Seeing the Light

Muybridge Race Horse Animation

Muybridge Race Horse Animation

Last night, the WashU Science-on-Tap lecture series restarted for 2016. The speaker was Dr. Lihong Wang and his talk was titled, “Compressed Ultrafast Photography”. He is the creator of the world’s fastest 2D receive-only camera that can capture light propagation at light speed, but he started his talk off much more slowly with Eadweard Muybridge’s galloping horse movie. At the Palo Alto racetrack in 1878, Muybridge took eleven cameras, each with a string attached to their shutter and then strung taught across the track. A galloping horse came riding by, firing in sequence each camera’s shot. I’ve downloaded the resulting animated GIF from Wiki. Interestingly, the Wachowski brothers would revisit this photographic technique in their Matrix movies with their so-called “bullet time” effect. Wiki describes this visual effect as detaching the time and space of the viewer from that of the subject. In many ways Dr. Wang ends up doing something similar.

Bullet through Apple, Harold Edgerton, 1964, Smithsonian

Bullet through Apple, Harold Edgerton, 1964, Smithsonian

What exactly does Wang and his team do? They make movies, like Muybridge and Wachowski. Their movies have frame-rate of 30-60 frames-per-second. Wang’s movies refresh between a billion and a trillion times per second. This is fast enough to watch light move across the screen. The speed of light is about 9” per nanosecond. The light source for his movies comes from a laser that is fired for just one trillionth of a second, a picosecond. It looks like a little red blob that in different movies is either reflected or refracted and in a third two blobs race each other, the faster one in air and the slower one in plastic, illustrating the different speeds of light that different media have. In his newest and best movie, he has sped up his game by a 1000 times. Here his pulse streaks across the screen and strikes a Phosphorescent screen that then begins to glow. This movie got him the cover article of Nature.
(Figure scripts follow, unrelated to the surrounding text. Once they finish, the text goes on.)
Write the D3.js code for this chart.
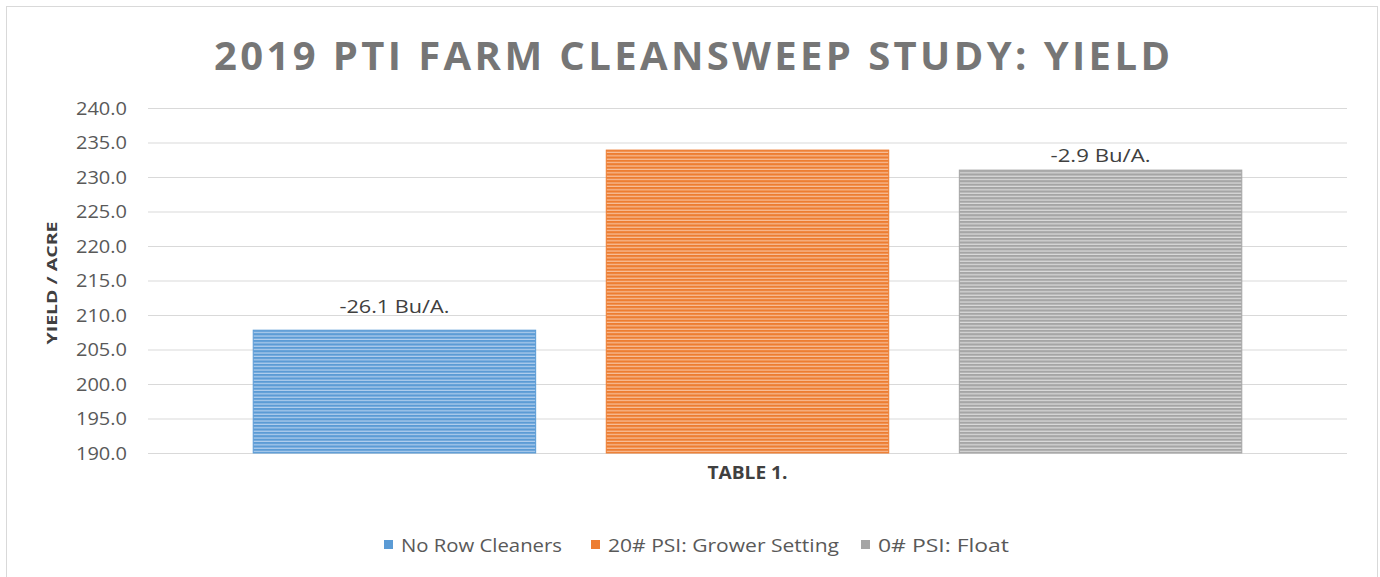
<!DOCTYPE html>
<html>
<head>
<meta charset="utf-8">
<script src="https://cdn.jsdelivr.net/npm/d3@7.9.0/dist/d3.min.js"></script>
<style>
  body { margin: 0; background: #fff; }
  svg { display: block; font-family: "Open Sans", "Noto Sans", sans-serif; }
</style>
</head>
<body>
<svg id="chart" width="1380" height="577"></svg>
<script>
// data
const category = ['TABLE 1.'];
const series = ['No Row Cleaners', '20# PSI: Grower Setting', '0# PSI: Float'];
const yields = [207.8, 233.9, 231.0];
const barLabels = ['-26.1 Bu/A.', '', '-2.9 Bu/A.'];
const yTicks = [190, 195, 200, 205, 210, 215, 220, 225, 230, 235, 240];

const colors = ['#5b9bd5', '#ed7d31', '#a5a5a5'];
const lightColors = ['#b4d0ee', '#f8c19d', '#dcdcdc'];

const svg = d3.select('#chart');

// outer frame
svg.append('rect')
  .attr('x', 6.5).attr('y', 6.5)
  .attr('width', 1371).attr('height', 580)
  .attr('fill', '#fff').attr('stroke', '#d9d9d9');

// stripe patterns
const defs = svg.append('defs');
series.forEach((s, i) => {
  const p = defs.append('pattern')
    .attr('id', 'stripe' + i)
    .attr('patternUnits', 'userSpaceOnUse')
    .attr('width', 8).attr('height', 3.4);
  p.append('rect').attr('width', 8).attr('height', 3.4).attr('fill', colors[i]);
  p.append('rect').attr('y', 2.2).attr('width', 8).attr('height', 1.2).attr('fill', lightColors[i]);
});

const plotL = 148, plotR = 1347, plotT = 108, plotB = 453;

const y = d3.scaleLinear().domain([190, 240]).range([plotB, plotT]);
const x0 = d3.scaleBand().domain(category).range([plotL, plotR]).paddingOuter(0.066);
const x1 = d3.scaleBand().domain(series).range([0, x0.bandwidth()])
  .paddingInner(0.2).paddingOuter(0.1);

// title
svg.append('text')
  .attr('x', 692).attr('y', 70)
  .attr('text-anchor', 'middle')
  .attr('font-size', 40).attr('font-weight', 700)
  .attr('fill', '#767676')
  .attr('textLength', 956).attr('lengthAdjust', 'spacing')
  .text('2019 PTI FARM CLEANSWEEP STUDY: YIELD');

// gridlines + y axis
const yAxis = svg.append('g')
  .attr('transform', `translate(${plotL},0)`)
  .call(d3.axisLeft(y).tickValues(yTicks).tickSize(-(plotR - plotL)).tickPadding(21)
    .tickFormat(d3.format('.1f')));
yAxis.select('.domain').remove();
yAxis.selectAll('.tick line').attr('stroke', '#d9d9d9').attr('stroke-width', 1.2);
yAxis.selectAll('.tick text')
  .attr('font-size', 19).attr('fill', '#595959')
  .attr('font-family', '"Open Sans", sans-serif')
  .attr('textLength', 51).attr('lengthAdjust', 'spacingAndGlyphs');

// y axis title
svg.append('text')
  .attr('transform', 'translate(57,283) rotate(-90)')
  .attr('text-anchor', 'middle')
  .attr('font-size', 15).attr('font-weight', 700)
  .attr('fill', '#404040')
  .attr('textLength', 123).attr('lengthAdjust', 'spacingAndGlyphs')
  .text('YIELD / ACRE');

// bars
const g = svg.append('g').attr('transform', `translate(${x0(category[0])},0)`);
g.selectAll('rect.bar')
  .data(series)
  .join('rect')
  .attr('class', 'bar')
  .attr('x', d => x1(d))
  .attr('y', (d, i) => y(yields[i]))
  .attr('width', x1.bandwidth())
  .attr('height', (d, i) => y(190) - y(yields[i]))
  .attr('fill', (d, i) => `url(#stripe${i})`)
  .attr('stroke', (d, i) => colors[i])
  .attr('stroke-width', 1);

// bar labels (placed by hand in the original, so offsets differ)
const labelGap = [17, 8, 8];
const labelWidth = [110, 0, 100];
g.selectAll('text.lbl')
  .data(series.filter((d, i) => barLabels[i]))
  .join('text')
  .attr('class', 'lbl')
  .attr('x', d => x1(d) + x1.bandwidth() / 2)
  .attr('y', d => y(yields[series.indexOf(d)]) - labelGap[series.indexOf(d)])
  .attr('text-anchor', 'middle')
  .attr('font-size', 19).attr('fill', '#404040')
  .attr('textLength', d => labelWidth[series.indexOf(d)])
  .attr('lengthAdjust', 'spacingAndGlyphs')
  .text(d => barLabels[series.indexOf(d)]);

// category axis label
svg.append('text')
  .attr('x', x0(category[0]) + x0.bandwidth() / 2).attr('y', 479)
  .attr('text-anchor', 'middle')
  .attr('font-size', 18).attr('font-weight', 700)
  .attr('fill', '#404040')
  .attr('textLength', 80).attr('lengthAdjust', 'spacingAndGlyphs')
  .text(category[0]);

// legend
const legendX = [384, 591, 861];
const legendW = [161, 231, 131];
const legend = svg.append('g');
series.forEach((s, i) => {
  legend.append('rect')
    .attr('x', legendX[i]).attr('y', 540)
    .attr('width', 9).attr('height', 9)
    .attr('fill', colors[i]);
  legend.append('text')
    .attr('x', legendX[i] + 17).attr('y', 552)
    .attr('font-size', 19).attr('fill', '#595959')
    .attr('textLength', legendW[i]).attr('lengthAdjust', 'spacingAndGlyphs')
    .text(s);
});
</script>
</body>
</html>
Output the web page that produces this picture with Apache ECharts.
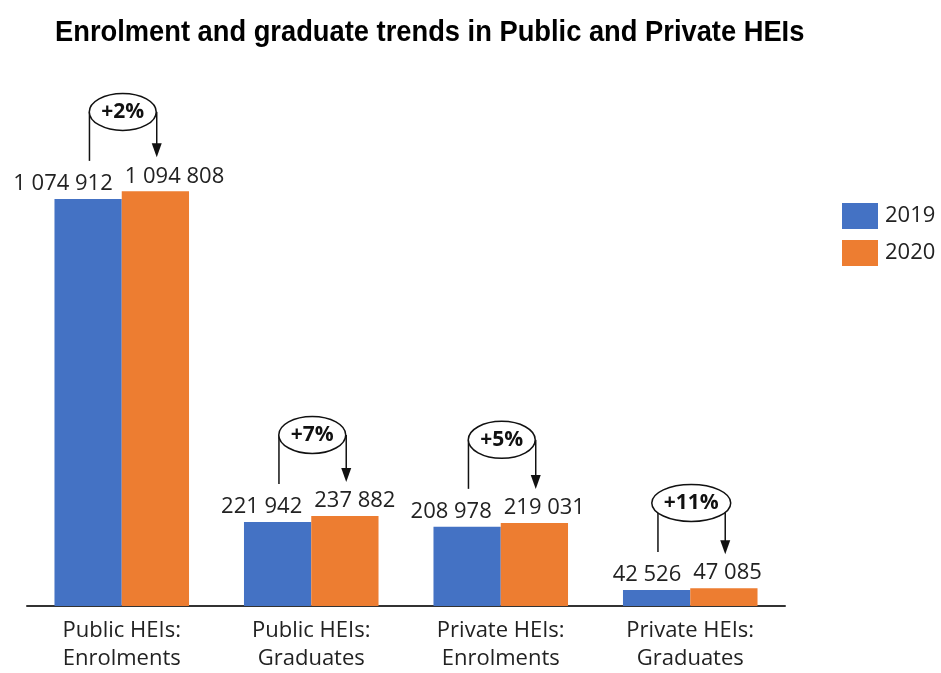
<!DOCTYPE html>
<html><head><meta charset="utf-8">
<script src="https://cdn.jsdelivr.net/npm/echarts@6/dist/echarts.min.js"></script>
<style>html,body{margin:0;padding:0;background:#fff;overflow:hidden}#c{width:941px;height:673px}</style>
</head><body><div id="c"></div>
<script>
const categories = ['Public HEIs:\nEnrolments', 'Public HEIs:\nGraduates', 'Private HEIs:\nEnrolments', 'Private HEIs:\nGraduates'];
const values2019 = [1074912, 221942, 208978, 42526];
const values2020 = [1094808, 237882, 219031, 47085];
const changeLabels = ['+2%', '+7%', '+5%', '+11%'];
const titleText = 'Enrolment and graduate trends in Public and Private HEIs';

const fmt = v => String(v).replace(/\B(?=(\d{3})+(?!\d))/g, ' ');
const FONT = '"Open Sans", sans-serif';
const PCT_FONT = 'bold 21px "Open Sans", sans-serif';
const mctx = document.createElement('canvas').getContext('2d');
function textW(t, font) { mctx.font = font; return mctx.measureText(t).width; }

const annData = categories.map((c, i) => [i, values2019[i], values2020[i], i]);

const chart = echarts.init(document.getElementById('c'));
chart.setOption({
  animation: false,
  backgroundColor: '#fff',
  graphic: [{
    type: 'text', left: 55, top: 18, scaleX: 0.91, originX: 0,
    style: { text: titleText, fontFamily: '"Liberation Sans", Arial, sans-serif', fontWeight: 'bold', fontSize: 30, fill: '#000' }
  }],
  legend: {
    data: ['2019', '2020'],
    orient: 'vertical', left: 842, top: 203, padding: 0,
    itemWidth: 36, itemHeight: 26, itemGap: 11,
    icon: 'rect',
    textStyle: { fontFamily: FONT, fontSize: 22, color: '#222', padding: [0, 0, 0, 2] }
  },
  grid: { left: 27, width: 758, top: 100, height: 512 },
  xAxis: {
    type: 'category', data: categories,
    axisLine: { lineStyle: { color: '#333', width: 2 } },
    axisTick: { show: false },
    axisLabel: { fontFamily: FONT, fontSize: 22, color: '#222', lineHeight: 28, margin: 11 }
  },
  yAxis: { type: 'value', min: 0, max: 1336000, show: false, splitLine: { show: false } },
  series: [
    {
      name: '2019', type: 'bar', data: values2019, barGap: '0%', barCategoryGap: '29%',
      itemStyle: { color: '#4472C4' },
      label: { show: true, position: ['100%', 0], align: 'right', verticalAlign: 'bottom', offset: [-9, -4],
        formatter: p => fmt(p.value), fontFamily: FONT, fontSize: 22, color: '#222' }
    },
    {
      name: '2020', type: 'bar', data: values2020, barGap: '0%', barCategoryGap: '29%',
      itemStyle: { color: '#ED7D31' },
      label: { show: true, position: [0, 0], align: 'left', verticalAlign: 'bottom', offset: [3, -4],
        formatter: p => fmt(p.value), fontFamily: FONT, fontSize: 22, color: '#222' }
    },
    {
      name: 'change', type: 'custom', data: annData, z: 10, silent: true,
      renderItem: function (params, api) {
        const i = api.value(0);
        const b = api.coord([i, api.value(1)]);
        const o = api.coord([i, api.value(2)]);
        const band = api.size([1, 0])[0];
        const bw = band * 0.355;
        const cx = b[0];
        const lx = cx - bw * 0.48, rxp = cx + bw * 0.52;
        const ey = b[1] - 87;
        const txt = changeLabels[api.value(3)];
        const erx = textW(txt, PCT_FONT) / 2 + 12, ery = 18.5;
        const tipY = o[1] - 34;
        const line = { stroke: '#111', lineWidth: 1.5 };
        return {
          type: 'group',
          children: [
            { type: 'line', shape: { x1: lx, y1: ey, x2: lx, y2: b[1] - 38 }, style: line },
            { type: 'line', shape: { x1: rxp, y1: ey, x2: rxp, y2: tipY - 10 }, style: line },
            { type: 'polygon', shape: { points: [[rxp - 5, tipY - 14], [rxp + 5, tipY - 14], [rxp, tipY]] }, style: { fill: '#111' } },
            { type: 'ellipse', shape: { cx: cx + 1, cy: ey, rx: erx, ry: ery }, style: { fill: '#fff', stroke: '#111', lineWidth: 1.5 } },
            { type: 'text', x: cx + 1, y: ey, style: { text: txt, align: 'center', verticalAlign: 'middle', fontFamily: FONT, fontWeight: 'bold', fontSize: 21, fill: '#111' } }
          ]
        };
      }
    }
  ]
});
</script></body></html>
What I find most fascinating about Wang’s research is that he makes these movies with off-the-shelf equipment. His digital camera is similar to the one in your phone. The events that he is photographing occur so quickly that there is no time to get any information off the CCD chip that is your digital camera’s eye. So, the chip’s onboard memory size becomes the major limiting factor to what he can do. He invokes some rather fancy math to help alleviate this limitation. A CCD chip is a 2D array that is designed to record the x and y dimensions of an image. What Wang does is have his CCD record a single x-line of pixels from the image and then use the y-dimension to record the time history of that single x-line. What he gets is a 1D image and its time history. Then in true Muybridge and Wachowski fashion he gangs together a bunch of these CCDs, each one oriented to get a different y-line of the original image and the result is a movie that is traveling at light speed and a career traveling faster.